Estate planning is a topic that many people would rather not talk about too often, but it’s an important part of the entire financial planning process for anyone with responsibilities, whether they are family or business responsibilities.
With one in three Australian marriages ending in divorce and people living longer, the number of blended families in Australia is increasing and family life is becoming increasingly complex. The need for comprehensive estate planning has never been more apparent.
For many people these days, it means considering all possible scenarios and implications when mapping out how they wish to have their estate – that is, all of your assets and money – managed after they die.
It isn’t easy making difficult decisions about loved ones, and it’s even tougher for those in de facto relationships and second or subsequent marriages, where there are children from previous relationships. The difficulty in choosing beneficiaries and amounts to be bequeathed means that many couples choose not to make a decision at all.
While estate planning laws vary in every state, wills are typically rendered invalid by marriage and may become partially invalid by divorce. So, it’s particularly important for everyone to make a new will after marrying or divorcing.
Following are just some of the estate planning issues you should consider, in consultation with your solicitor and financial planner:
Keep your will up to date – If you already have a will, you should update it when your financial or relationship circumstances change. While remarriage may revoke an existing will, divorce may not.
Provide for dependants in your will – If dependants do not have specified entitlements set out in a will, they may have to make a claim for entitlement through the courts, at expense of the estate.
Nominate guardians for your children – If you have children under the age of 18, appointing a guardian for them in your will may help avoid disputes between family members by making your intentions clear. However, it is not binding as the Family Court can override your choice of guardian and appoint a different guardian where it considers this to be in the child’s best interests.
Careful planning to minimise tax – The executor of a will may decide to sell the estate assets rather than pass them directly onto the beneficiaries. In this case, capital gains tax may be incurred, reducing the money the beneficiaries receive.

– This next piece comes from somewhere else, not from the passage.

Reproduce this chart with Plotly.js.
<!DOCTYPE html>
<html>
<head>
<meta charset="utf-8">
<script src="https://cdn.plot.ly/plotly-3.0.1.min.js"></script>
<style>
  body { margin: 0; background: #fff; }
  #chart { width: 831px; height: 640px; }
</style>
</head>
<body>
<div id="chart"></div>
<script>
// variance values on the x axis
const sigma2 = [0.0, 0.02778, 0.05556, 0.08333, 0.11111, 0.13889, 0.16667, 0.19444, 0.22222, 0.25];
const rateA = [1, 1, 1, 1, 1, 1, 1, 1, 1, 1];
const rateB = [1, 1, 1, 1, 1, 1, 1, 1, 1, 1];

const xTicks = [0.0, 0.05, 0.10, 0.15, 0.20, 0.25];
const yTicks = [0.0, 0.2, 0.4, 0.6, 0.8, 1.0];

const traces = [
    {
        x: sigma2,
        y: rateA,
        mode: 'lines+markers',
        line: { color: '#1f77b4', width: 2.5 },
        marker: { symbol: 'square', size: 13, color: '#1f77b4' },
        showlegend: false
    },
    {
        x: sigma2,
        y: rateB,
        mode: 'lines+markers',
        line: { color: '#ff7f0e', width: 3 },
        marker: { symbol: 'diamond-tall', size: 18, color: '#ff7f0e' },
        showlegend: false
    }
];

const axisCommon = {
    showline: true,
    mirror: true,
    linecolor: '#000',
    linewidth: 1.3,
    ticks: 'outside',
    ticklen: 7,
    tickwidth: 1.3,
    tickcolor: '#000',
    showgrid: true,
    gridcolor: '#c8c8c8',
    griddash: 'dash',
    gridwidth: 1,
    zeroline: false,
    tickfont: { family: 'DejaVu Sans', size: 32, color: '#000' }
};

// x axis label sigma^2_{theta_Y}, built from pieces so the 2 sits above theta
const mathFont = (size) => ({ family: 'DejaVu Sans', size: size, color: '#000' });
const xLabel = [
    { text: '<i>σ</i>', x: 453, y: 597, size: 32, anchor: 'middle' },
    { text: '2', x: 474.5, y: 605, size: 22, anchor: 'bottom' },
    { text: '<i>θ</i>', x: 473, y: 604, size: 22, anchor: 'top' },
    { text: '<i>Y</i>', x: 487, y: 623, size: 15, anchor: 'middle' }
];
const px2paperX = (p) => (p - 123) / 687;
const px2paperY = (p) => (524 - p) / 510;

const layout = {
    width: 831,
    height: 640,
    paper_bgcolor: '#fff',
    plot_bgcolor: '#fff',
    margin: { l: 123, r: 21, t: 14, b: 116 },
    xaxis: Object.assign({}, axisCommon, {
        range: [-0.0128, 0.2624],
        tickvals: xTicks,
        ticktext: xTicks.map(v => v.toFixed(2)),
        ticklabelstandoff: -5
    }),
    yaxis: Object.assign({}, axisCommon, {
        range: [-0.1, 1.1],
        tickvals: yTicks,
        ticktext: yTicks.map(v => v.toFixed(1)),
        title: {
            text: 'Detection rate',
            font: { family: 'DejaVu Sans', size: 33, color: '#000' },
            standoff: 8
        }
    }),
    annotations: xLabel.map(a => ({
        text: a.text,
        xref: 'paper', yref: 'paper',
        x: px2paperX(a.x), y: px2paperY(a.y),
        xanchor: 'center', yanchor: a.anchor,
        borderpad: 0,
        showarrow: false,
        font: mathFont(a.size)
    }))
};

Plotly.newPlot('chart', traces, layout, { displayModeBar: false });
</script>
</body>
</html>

Bequeathing assets not owned – People need to understand what they can and can’t bequeath. Assets owned by joint tenants, trusts or companies can’t be included in a will.
Don’t assume superannuation will bypass the estate – Large super funds may automatically pay superannuation benefits to a deceased person’s estate. Having the funds included as part of the estate increases the risk of money falling into the wrong hands if the estate is challenged. To ensure superannuation benefits are paid directly to a beneficiary and not included as part of their estate, a person needs to provide a valid binding death benefit nomination directly to their super fund.

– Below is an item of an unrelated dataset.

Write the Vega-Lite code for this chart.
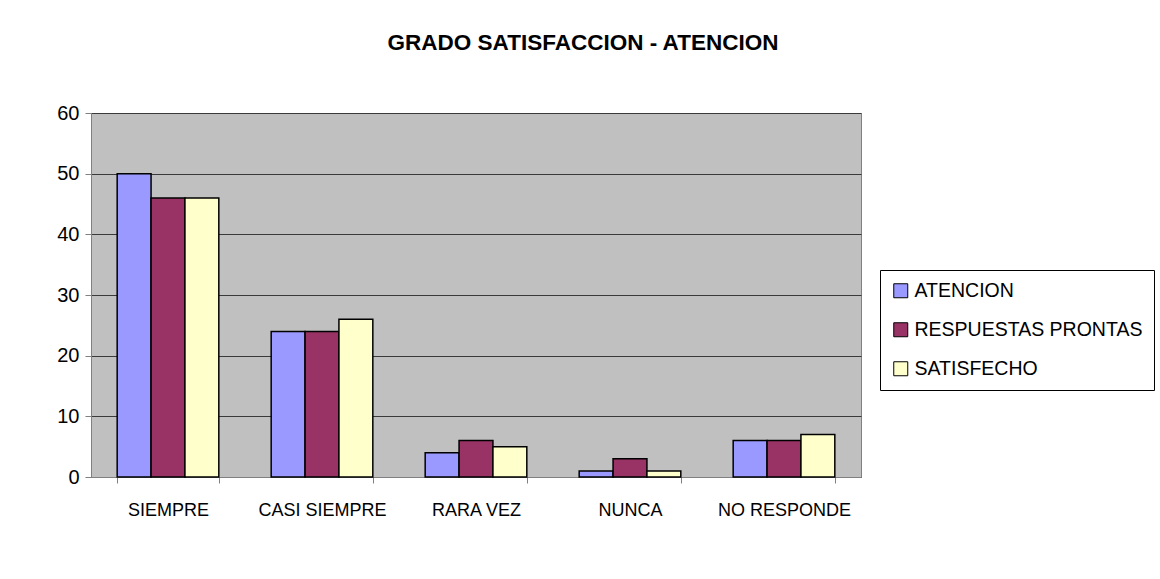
{
  "$schema": "https://vega.github.io/schema/vega-lite/v6.json",
  "autosize": "none",
  "width": 770,
  "height": 364,
  "padding": {"left": 91, "top": 113, "right": 299, "bottom": 102},
  "background": "white",
  "title": {
    "text": "GRADO SATISFACCION - ATENCION",
    "font": "Liberation Sans",
    "fontSize": 22.5,
    "fontWeight": "bold",
    "color": "black",
    "anchor": "middle",
    "dx": 107,
    "offset": 49
  },
  "data": {
    "values": [
      {"cat": "SIEMPRE", "serie": "ATENCION", "v": 50},
      {"cat": "SIEMPRE", "serie": "RESPUESTAS PRONTAS", "v": 46},
      {"cat": "SIEMPRE", "serie": "SATISFECHO", "v": 46},
      {"cat": "CASI SIEMPRE", "serie": "ATENCION", "v": 24},
      {"cat": "CASI SIEMPRE", "serie": "RESPUESTAS PRONTAS", "v": 24},
      {"cat": "CASI SIEMPRE", "serie": "SATISFECHO", "v": 26},
      {"cat": "RARA VEZ", "serie": "ATENCION", "v": 4},
      {"cat": "RARA VEZ", "serie": "RESPUESTAS PRONTAS", "v": 6},
      {"cat": "RARA VEZ", "serie": "SATISFECHO", "v": 5},
      {"cat": "NUNCA", "serie": "ATENCION", "v": 1},
      {"cat": "NUNCA", "serie": "RESPUESTAS PRONTAS", "v": 3},
      {"cat": "NUNCA", "serie": "SATISFECHO", "v": 1},
      {"cat": "NO RESPONDE", "serie": "ATENCION", "v": 6},
      {"cat": "NO RESPONDE", "serie": "RESPUESTAS PRONTAS", "v": 6},
      {"cat": "NO RESPONDE", "serie": "SATISFECHO", "v": 7}
    ]
  },
  "mark": {"type": "bar", "stroke": "black", "strokeWidth": 1.5},
  "encoding": {
    "x": {
      "field": "cat",
      "type": "nominal",
      "sort": ["SIEMPRE", "CASI SIEMPRE", "RARA VEZ", "NUNCA", "NO RESPONDE"],
      "scale": {"paddingInner": 0.34, "paddingOuter": 0.17},
      "axis": {
        "title": null,
        "labelAngle": 0,
        "labelFont": "Liberation Sans",
        "labelFontSize": 18,
        "labelColor": "black",
        "labelPadding": 18,
        "tickBand": "extent",
        "tickColor": "#808080",
        "tickSize": 6,
        "domainColor": "#808080",
        "grid": false
      }
    },
    "xOffset": {
      "field": "serie",
      "type": "nominal",
      "scale": {"paddingInner": 0, "paddingOuter": 0}
    },
    "y": {
      "field": "v",
      "type": "quantitative",
      "scale": {"domain": [0, 60], "nice": false},
      "axis": {
        "title": null,
        "values": [0, 10, 20, 30, 40, 50, 60],
        "labelFont": "Liberation Sans",
        "labelFontSize": 20,
        "labelColor": "black",
        "labelPadding": 6,
        "tickColor": "#808080",
        "tickSize": 6,
        "domainColor": "#808080",
        "grid": true,
        "gridColor": "#3a3a3a",
        "gridWidth": 1
      }
    },
    "color": {
      "field": "serie",
      "type": "nominal",
      "scale": {
        "domain": ["ATENCION", "RESPUESTAS PRONTAS", "SATISFECHO"],
        "range": ["#9999FF", "#993366", "#FFFFCC"]
      },
      "legend": {
        "title": null,
        "orient": "none",
        "legendX": 789,
        "legendY": 157,
        "symbolType": "square",
        "symbolSize": 196,
        "symbolStrokeColor": "black",
        "symbolStrokeWidth": 1,
        "symbolOpacity": 1,
        "labelFont": "Liberation Sans",
        "labelFontSize": 19.5,
        "labelLimit": 400,
        "labelColor": "black",
        "rowPadding": 18,
        "labelOffset": 4,
        "strokeColor": "black",
        "fillColor": "white",
        "padding": 11
      }
    }
  },
  "config": {
    "view": {"fill": "#C0C0C0", "stroke": "#808080", "strokeWidth": 1}
  }
}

Managing family trusts – Family trusts need trustees to manage them. If, for example, a person stipulates in their will that when they die their sister is to be the person who appoints the trustee, what happens if the sister dies a short time later?
Testamentary Trust – To provide additional protection of your assets, a Testamentary Trust might be an option. Put simply, this is a trust established by a will.
Rather than assets being distributed upon death, some or all of the assets would remain in this trust for the benefit of a specific group of beneficiaries named in the will. There may also be tax advantages in having a testamentary trust due to the flexibility available to ensure that more income is distributed to ‘dependent’ children.
Let’s say a father leaves a sum of money to his son or daughter, who later separates from their spouse, the Family Court in a divorce settlement may rule that the spouse is entitled to a proportion of the inheritance. However, this risk could be reduced if the assets had been left to the children in a trust.
Be clear and concise – Ambiguity in a will can lead to unnecessary disputes over meaning, and the wishes of the deceased person may not be carried out as intended.
While the saying ‘you can’t rule from the grave’ carries some truth, planning for what will happen after you die will ensure your hard earned assets are protected and your wishes carried out.
Estate planning is just as important as planning financially for other stages in your life, such as marriage, starting a family or retirement. After all, why work to create wealth only to see it dissipated by not planning for its distribution after your death?
While only a qualified practitioner can legally draw up a will, a financial planner can help you navigate your way through the complexities of estate planning and provide a framework for ensuring all considerations are covered when mapping out your final wishes.